Millions of Trekkies recently celebrated the birthday of Star Trek creator Gene Roddenberry. I was a sci-fi nut growing up, and that was hands down my favorite show as a kid. What I loved most was its portrayal of a kinder, gentler, more united future world.

There was a United Federation of Planets. Everyone on Earth lived in peace. And nobody seemed to notice or care that Uhura was a black woman, Sulu was Asian, Chekov was a wacky Russian and Spock was a pointy-eared Vulcan (except when Dr. McCoy would go off on one of his rants).

The series featured the first interracial kiss on TV and an entire episode devoted to the folly of racial bias, “Let that be your last battlefield.” That was 50 years ago. Roddenberry was a true visionary. And the guy had guts, as did NBC for running the show back in the racially charged 60s, and during the cold war era and feminist movement, no less.

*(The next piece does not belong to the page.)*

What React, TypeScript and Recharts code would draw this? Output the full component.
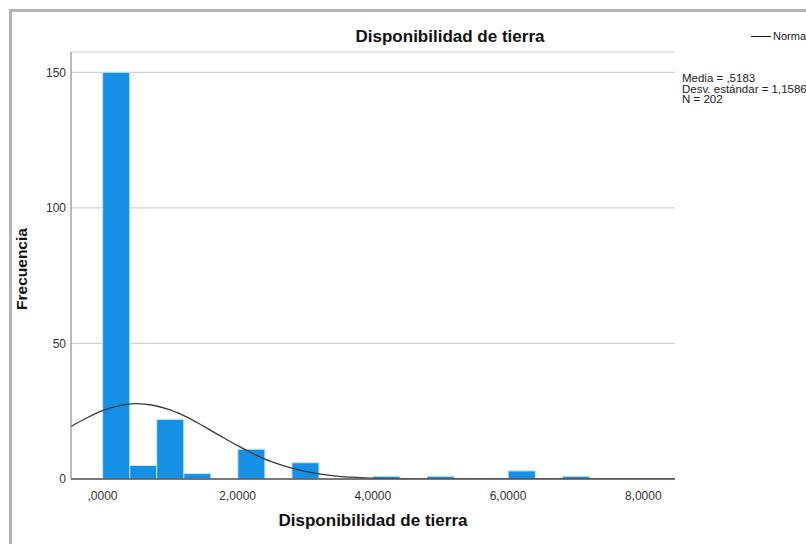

Most of you probably wouldn’t remember the tag line from the Virginia Slims commercials of the time, “You’ve come a long way, baby.” I’d like to echo that sentiment and applaud how far we’ve come. In some ways we have come a long way. In other ways, not so much.

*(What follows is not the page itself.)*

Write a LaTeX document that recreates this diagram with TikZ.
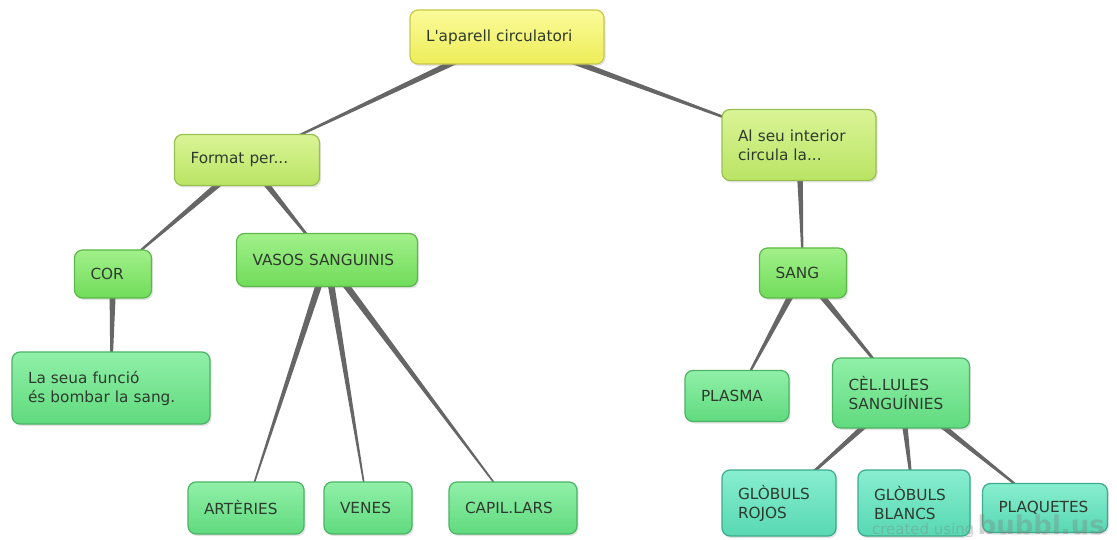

We are a fickle culture. We talk a good story about diversity and individuality while suppressing and bullying those with different viewpoints and acting out with angry posts and vitriolic rants all over the Web. And yes, those are, in many cases, the same people talking out of both sides of their mouths.

Another glaring example of our cultural duplicity is the way we rail against discrimination, all the while using software tools that filter job candidates based on gender and ethnicity to fill equal opportunity quotas. We call that little bit of hypocrisy diversity recruiting.

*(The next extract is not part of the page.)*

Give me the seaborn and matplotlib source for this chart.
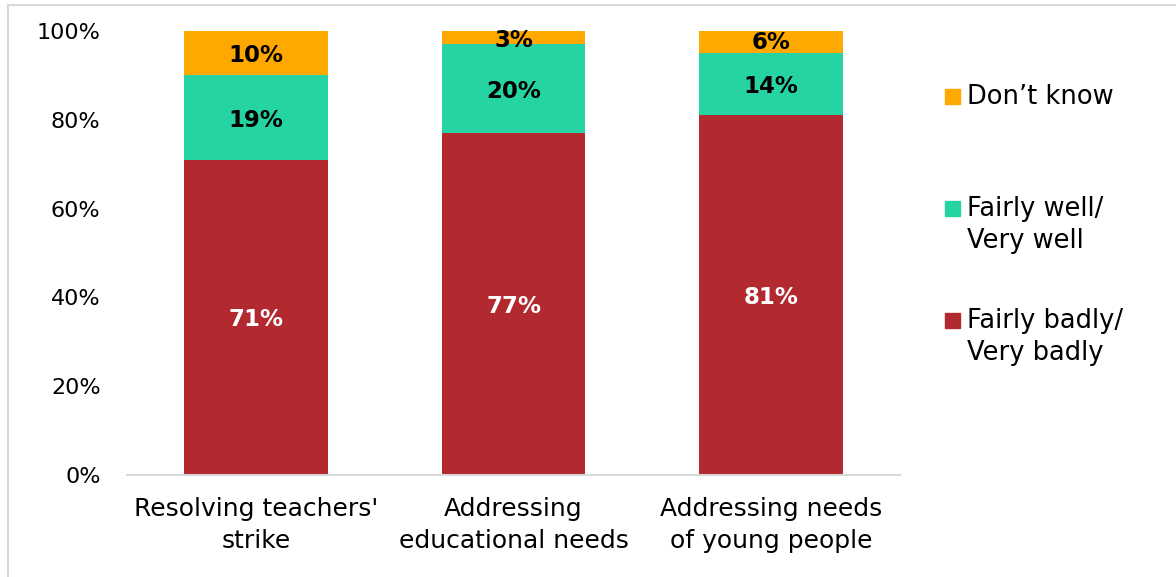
import matplotlib
matplotlib.use("Agg")
import matplotlib.pyplot as plt
from matplotlib.patches import Rectangle
import seaborn as sns
import pandas as pd
import numpy as np

categories = ["Resolving teachers'\nstrike", "Addressing\neducational needs", "Addressing needs\nof young people"]
badly = [71, 77, 81]
well = [19, 20, 14]
dont_know = [10, 3, 6]
yticks = [0, 20, 40, 60, 80, 100]

c_bad = "#B2292F"
c_well = "#26D3A3"
c_dk = "#FFA800"

sns.set_theme(style="white")
plt.rcParams['font.family'] = ['DejaVu Sans']

fig = plt.figure(figsize=(11.76, 5.77), dpi=100)
ax = fig.add_axes([127/1176, 1-475/577, (900-127)/1176, (475-31)/577])

df = pd.DataFrame({"cat": categories, "bad": badly, "well": well, "dk": dont_know})
df["cum_well"] = df["bad"] + df["well"]
df["cum_dk"] = df["cum_well"] + df["dk"]

w = 0.558
kw = dict(width=w, saturation=1, ax=ax, linewidth=0, edgecolor="none")
sns.barplot(data=df, x="cat", y="cum_dk", color=c_dk, **kw)
sns.barplot(data=df, x="cat", y="cum_well", color=c_well, **kw)
sns.barplot(data=df, x="cat", y="bad", color=c_bad, **kw)

for i in range(len(categories)):
    b, wl, d = badly[i], well[i], dont_know[i]
    ax.text(i, b/2, f"{b}%", ha="center", va="center_baseline", color="white", fontsize=16.5, fontweight="bold")
    ax.text(i, b + wl/2, f"{wl}%", ha="center", va="center_baseline", color="black", fontsize=16.5, fontweight="bold")
    ax.text(i, b + wl + d/2, f"{d}%", ha="center", va="center_baseline", color="black", fontsize=16.5, fontweight="bold")

ax.set_ylim(0, 100)
ax.set_xlim(-0.5, 2.5)
ax.set_yticks(yticks)
ax.set_yticklabels([f"{t}%" for t in yticks])
ax.set_xlabel("")
ax.set_ylabel("")
ax.tick_params(axis="y", length=0, pad=19, labelsize=16, colors="black")
ax.tick_params(axis="x", length=0, pad=16, labelsize=18, colors="black")
for lab in ax.get_xticklabels():
    lab.set_linespacing(1.4)
for s in ["top", "right", "left"]:
    ax.spines[s].set_visible(False)
ax.spines["bottom"].set_color("#D9D9D9")
ax.spines["bottom"].set_linewidth(1.5)

# legend (manual)
leg = [("Don\u2019t know", c_dk, 96), ("Fairly well/\nVery well", c_well, 208), ("Fairly badly/\nVery badly", c_bad, 320)]
for label, col, ypx in leg:
    fig.patches.append(Rectangle((945/1176, 1-(ypx+7.5)/577), 15/1176, 15/577,
                                 transform=fig.transFigure, color=col, figure=fig))
    fig.text(967/1176, 1-(ypx-12)/577, label, ha="left", va="top", fontsize=18.5,
             color="black", linespacing=1.3)

# outer border
fig.patches.append(Rectangle((8/1176, -0.01), 1.0, (577-5)/577 + 0.01, transform=fig.transFigure,
                             fill=False, edgecolor="#D9D9D9", linewidth=1.5, figure=fig))

fig.savefig("out.png", dpi=100)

And we love to typecast. We do. Not only are we forever pigeonholing, categorizing, characterizing, and labeling, much of the common wisdom about popular stereotypes are simply false. Here are a few examples:

We lump Gen Y, Gen X, and Baby Boomers into neat little generational bins as if everyone born within a certain time span shares the same cultural beliefs, behaviors, strengths, and limitations.

We characterize the eating and sleeping habits of wealthy, successful people like they’re caged animals in a zoo. Meanwhile, none of that stuff has anything to do with wealth creation or professional achievement. None of it.

We’ve branded millennials as the entrepreneurial generation when, in reality, that’s a complete myth. Many millennials may identify with entrepreneurship but, contrary to popular belief, there’s actually been a long-term decline in startup creation in America and that trend is most pronounced among the millennial age group.

We talk about women, racial groups, and people of different sexual orientations as if they all feel disadvantaged in some common way, which they don’t. Meanwhile, you’d never know we have a gay CEO leading the world’s most valuable company, a black former president and a woman who came very close to succeeding him.

We love to talk about movements and how we’re going to change the world but most of us never even lift a finger for a cause, except maybe to type a hashtag on Twitter.

We put business leaders on iconic, charismatic, extroverted, inspirational, emotionally intelligent pedestals when, if that were true, guys like Bill Gates, Warren Buffett, Mark Zuckerberg, and Larry Page never would have made it. That’s what really gets me. The way we stereotype entrepreneurs. What a load of nonsense.

Funny, I was just watching a video of Trader Joe’s founder Joe Coulombe and, I’ve got to tell you, that guy is so not your stereotypical entrepreneur. He’s a Stanford MBA who used to run a bunch of 7-11 style convenience stores for Rexall Drugs. And he’s got about as much charisma as a bar of soap.

Everything that made Trader Joe’s unique and successful — from the tropical theme and small number of SKUs right down to the great employee pay and benefits and the unlikely marriage of liquor and health food — is so logical, so practical, so methodical, it’s not the least bit surprising that a boring businessman came up with it.

Here’s a novel idea. How about we honor Roddenberry’s vision of a better planet by having a moratorium on stereotypes and duplicity and just seeing each other as individuals for a while? What do you say, fellow Earthlings?